Elena De Filippis (a cura di), Gaudenzio Ferrari. La crocifissione del Sacro Monte di Varallo, Umberto Allemandi, Torino 2006, 264 pagine formato 21 x 30,5, euro 30,00.

Ci si dovrebbe accostare alla Cappella della Crocifissione di Gaudenzio Ferrari con lo stesso senso religioso che animava i pellegrini venuti a visitare il Sacro Monte di Varallo la durante il Cinquecento e nei secoli successivi. Si rischia, altrimenti, di trovarsi di fronte a una sorta di “presepone”, un po’ ingenuo, prima che un’attenta lettura ci permetta di apprezzarne tutte le qualità formali. Eppure, la Cappella della Crocifissione, ricevette la visita di illustri personaggi, non solo appartenenti alla corte degli Sforza, nel cui ambito fu eretta, ma anche di alcuni tra i maggiori intellettuali dell’epoca i quali, nei loro scritti, le hanno attribuito consensi entusiasti.
Siamo attorno al 1520 quando Gaudenzio Ferrari, uno dei protagonisti del Rinascimento tra Lombardia e Piemonte, termina la Cappella che illustra la scena della Crocifissione di Cristo. Questo che viene considerato il suo capolavoro s’inserisce nel complesso del Sacro Monte di Varallo (VC), dove Gaudenzio opera in diversi momenti della sua carriera artistica.
La Cappella appare come un singolare teatro sacro, con sculture a grandezza naturale in terracotta policroma e in legno che raccontano la scena principale e personaggi dipinti sulle pareti che completano la narrazione. Questa rappresentazione trasforma “il visitatore stesso in un astante tra gli astanti, con un gioco di connessioni mai tentato prima”.

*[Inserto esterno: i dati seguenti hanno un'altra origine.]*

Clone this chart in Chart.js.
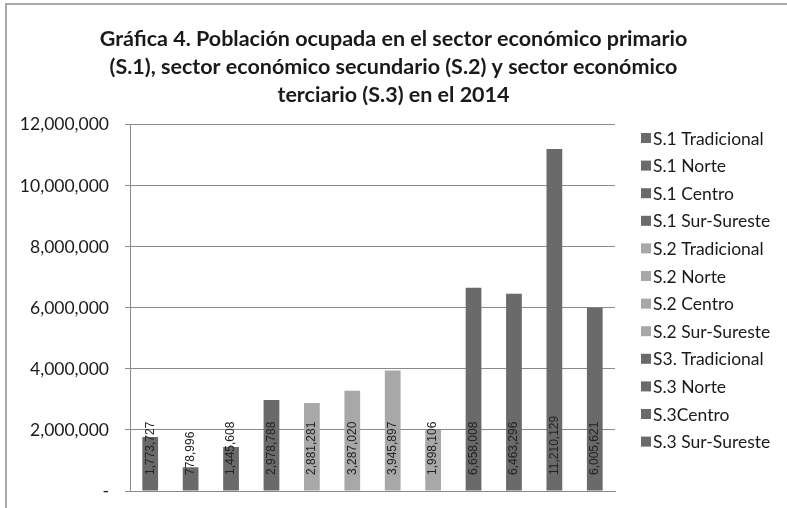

Il bel volume edito da Allemandi, redatto da un gruppo di studiosi e curato da Elena De Filippis, affronta da più punti di vista l’esame delle opere d’arte contenute nella Cappella e la sua storia, dopo un restauro protrattosi per un decennio (1993-2003), cui è dedicata la seconda parte del volume. Si tratta di un lavoro utile agli specialisti che vi troveranno spunti inediti e confronti interessanti, ma in grado di fornire anche ad un pubblico più vasto la possibilità di conoscere un complesso oggi inserito fra i beni tutelati dall’Unesco.
Un testo fondamentale – cui contribuisce un eccezionale apparato fotografico – per un’opera che non cessa di stupire se, dopo le pagine indimenticabili dedicatale da Giovanni Testori, Vittorio Sgarbi ha avuto modo di definirla “la Sistina del Piemonte”.